I write fiction.

I started writing in college at the University of California, Santa Barbara while getting my undergraduate degree at the College of Creative Studies (CCS) with an “emphasis” on computer science. CCS is a small intellectual enclave within the greater UCSB campus that gives undergraduate students freedom to explore work outside of their emphasis and build a personalized study plan. For someone like myself on the computer science path, the flexibility of CCS allowed me to branch outside the College of Engineering on campus and explore other coursework.

One of my favorite classes was a CCS class for creative writing. All classes given at CCS were “variable unit” which is even better than “pass/fail”. For any course that CCS offered, you could take it and if you “failed”, you would simply get 0 units and the class would be removed from your transcript. So the teachers had no power to simply fail students who didn’t want to do the coursework. They had to adapt and work really hard to get the students to do work they love and engage in. The creative writing class was particularly good, and really started to pull stories out of my memory that I could get down on paper.

Soon I started to love writing, and started getting pieces in the UCSB Daily Nexus published and I even did a brief stint as a staff writer. I became enamored with the idea that I needed to save my thoughts and get them down on paper, lest they be lost forever.

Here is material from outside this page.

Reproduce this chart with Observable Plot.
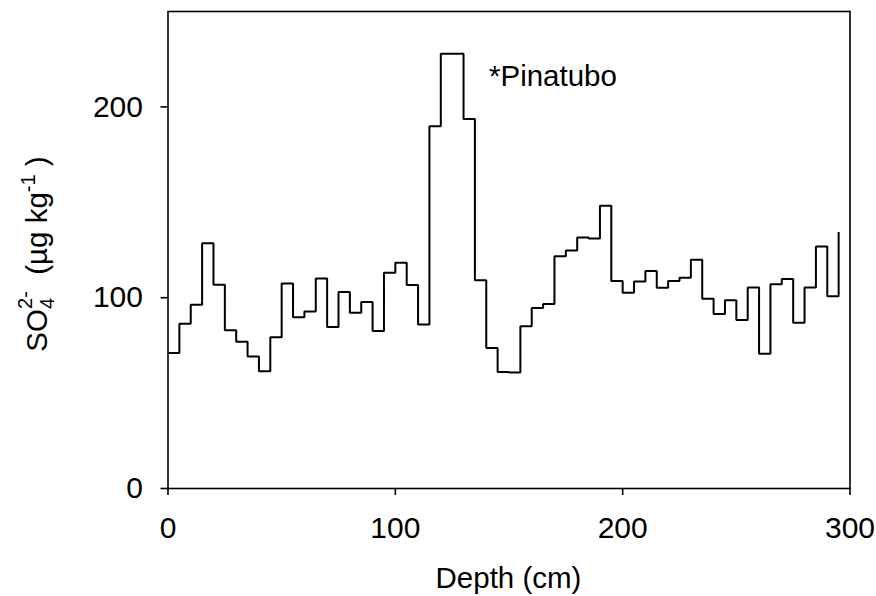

Fast forward to 2010. I’d found my way to Los Angeles, working my way up the management ladder for the budding technology industry in “Silicon Beach”. My future wife introduced me to Donald Freed, a playwright and author who had retired from teaching at UCLA and USC. His weekly writing salon was his latest forum where he worked with authors to elicit their stories–his debt of honor. I dusted off some of my stories from college, submitted them and then started to write once again.

As of 2020 I have now been published in Playboy, the American Writers Review, and the Red Savina Review. I have a complete unpublished novel, titled Michael Turner, which is the tale of a young man selling vacuum cleaners on credit through the backwoods of Montana. My current project is the Sugar Siphon, which details a teenagers struggle with Type 1 Diabetes.